Can I split $\frac{1}{a-b}$ into the form $f(a)+f(b)$?

$f(a)+f(b)$ is symmetric: it does not change if you switch $a$ and $b$. But $\frac 1 {a-b}$ is not symmetric. So you cannot do this.

In fact, we can't even split it as $$\frac{1}{a-b}=f(a)+g(b)$$ for any functions $f,g$.

Suppose instead that functions $f,g$ from $\mathbb{R}$ to $\mathbb{R}$ are such that $$f(a)+g(b)=\frac{1}{a-b}$$ for all $a,b\in\mathbb{R}$ with $a\ne b$.

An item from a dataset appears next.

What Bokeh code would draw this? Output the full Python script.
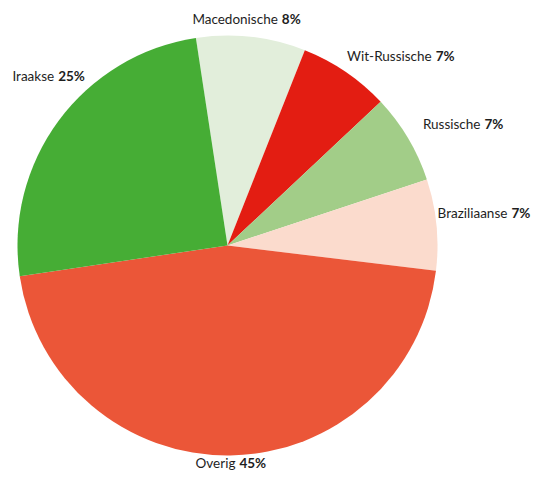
import math
from bokeh.plotting import figure
from bokeh.models import Range1d, ColumnDataSource
from bokeh.core.properties import value
from bokeh.embed import file_html
from bokeh.resources import INLINE

# ---- data ----
categories = ["Macedonische", "Wit-Russische", "Russische", "Braziliaanse", "Overig", "Iraakse"]
shares = [8.4, 7.0, 6.9, 7.0, 45.7, 24.9]
pct_labels = ["8%", "7%", "7%", "7%", "45%", "25%"]

# ---- style ----
colors = ["#e2eedb", "#e31d12", "#a2cd88", "#fbdbcd", "#eb5638", "#46ad35"]
start_deg = -8.66          # clockwise from 12 o'clock
radius = 210
label_radius = 228
label_dx = [26.6, 78, 59, 55, 7, 12]
label_dy = [0, 1, 5, 10, 10, 34]
FONT = "Lato"
FSIZE = "13.5px"
TXT = "#1e1e1e"

W, H = 532, 470
cx_px, cy_px = 227, 245   # pie centre in picture pixels
p = figure(width=W, height=H, output_backend="svg", toolbar_location=None,
           x_range=Range1d(-cx_px, W - cx_px),
           y_range=Range1d(cy_px - H, cy_px),
           min_border=0)
p.axis.visible = False
p.grid.visible = False
p.outline_line_color = None
p.background_fill_color = "white"
p.border_fill_color = "white"

total = sum(shares)
starts, ends, mids = [], [], []
acc = start_deg
for s in shares:
    a0 = acc
    a1 = acc + s / total * 360.0
    acc = a1
    # convert clockwise-from-top to math angles
    starts.append(math.radians(90 - a1))
    ends.append(math.radians(90 - a0))
    mids.append((a0 + a1) / 2)

src = ColumnDataSource(dict(start=starts, end=ends, color=colors, cat=categories))
p.wedge(x=0, y=0, radius=radius, start_angle="start", end_angle="end",
        fill_color="color", line_color=None, source=src)

lx, ly = [], []
for m, dx, dy in zip(mids, label_dx, label_dy):
    r = math.radians(m)
    lx.append(label_radius * math.sin(r) + dx)
    ly.append(label_radius * math.cos(r) + dy)

gap = 2.0
lab = ColumnDataSource(dict(
    xn=[x - gap for x in lx], xp=[x + gap for x in lx], y=ly,
    name=categories, pct=pct_labels))
p.text(x="xn", y="y", text="name", source=lab, text_align="right",
       text_baseline="middle", text_font=value(FONT), text_font_size=FSIZE,
       text_color=TXT)
p.text(x="xp", y="y", text="pct", source=lab, text_align="left",
       text_baseline="middle", text_font=value(FONT), text_font_size=FSIZE,
       text_font_style="bold", text_color=TXT)

open("out.html", "w").write(file_html(p, INLINE))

Then we would have \begin{align*} & \begin{cases} f(x+1)+g(x)={\Large{\frac{1}{(x+1)-x}}}={\Large{\frac{1}{1}}}=1\\[4pt] f(x-1)+g(x)={\Large{\frac{1}{(x-1)-x}}}={\Large{\frac{1}{-1}}}=-1\\ \end{cases} \\[6pt] \implies\!\!\!\!&\;\;\;\;f(x+1)-f(x-1)=2 \qquad\qquad\qquad\qquad\qquad \\[4pt] \end{align*} but we would also have \begin{align*} & \begin{cases} f(x+1)+g(x-2)={\Large{\frac{1}{(x+1)-(x-2)}}}={\Large{\frac{1}{3}}}\\[4pt] f(x-1)+g(x-2)={\Large{\frac{1}{(x-1)-(x-2)}}}={\Large{\frac{1}{1}}}=1\\ \end{cases} \\[6pt] \implies\!\!\!\!&\;\;\;\;f(x+1)-f(x-1)=\frac{1}{3}-1=-\frac{2}{3}\\[4pt] \end{align*} contradiction.